Fort Valley professor researches black comics

FORT VALLEY, Ga. – For B. Keith Murphy, what began as a boyhood passion for comic books and superheroes has grown into a pursuit for rare and largely forgotten black comic strips.

Murphy, a professor at Fort Valley State University in central Georgia, has spent the past year collecting and studying the comic strips, which were published in black-owned newspapers, some from as early as the 1820s.

He spent his own money to collect some comic strips, but a $24,000 grant he won recently from the National Endowment for the Humanities should help his research.

“I have been doing research on comics and pop culture for years,” said Murphy, who also taught at Purdue University. “This grant will let me study comic strips that open a window to the viewpoint of blacks that often stood against beliefs of mainstream America.”

Murphy, a white professor at the historically black Georgia school, was first drawn to comics while growing up on a western Kentucky tobacco farm.
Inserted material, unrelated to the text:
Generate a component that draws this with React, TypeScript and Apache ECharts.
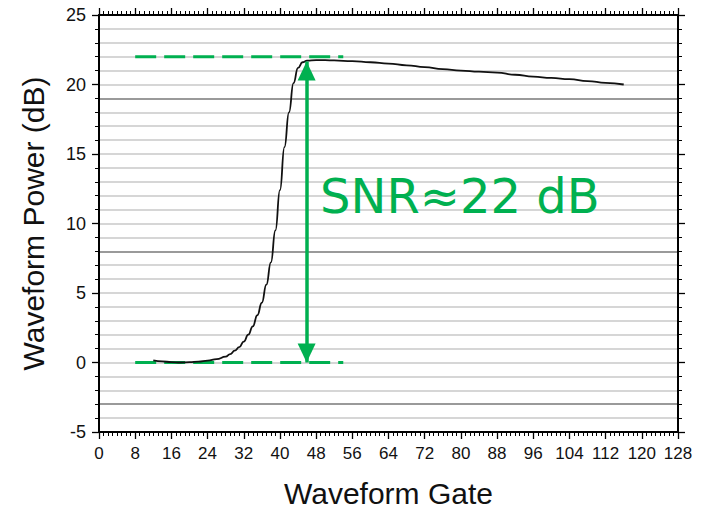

He collected hundreds of comic books and still keeps superhero memorabilia in his Fort Valley office.

He decided to study black comic strips because the subject had not been fully explored by scholars, black or white, he said.

Randy Scott, who archives comics at Michigan State University, which has one of the largest comic strip collections in the nation, agrees that the study of black comics has been widely ignored.

“They are a unique literature of their own, not just an entertainment medium,” said Scott. “It is great that he (Murphy) will get money to study them, but $24,000 is not enough for all the digging he will have to do.”

Black-owned newspapers in the 19th century often hired artists to avoid running syndicated white strips, Murphy said. Some were some whimsical, others explicitly political.

It’s a tradition that continues today, with black comic strips such as “The Boondocks,” a sometimes controversial strip by Aaron McGruder about a group of black kids adjusting to life in a predominantly white suburb.

Murphy owns only a handful or original comic strips, but he plans to spend the next several months tracking down more, on the phone with comics enthusiasts and libraries nationwide.

He eventually plans to archive the comics at Fort Valley State and publish a book about the comic strips, tracing their history and importance to the civil rights movement.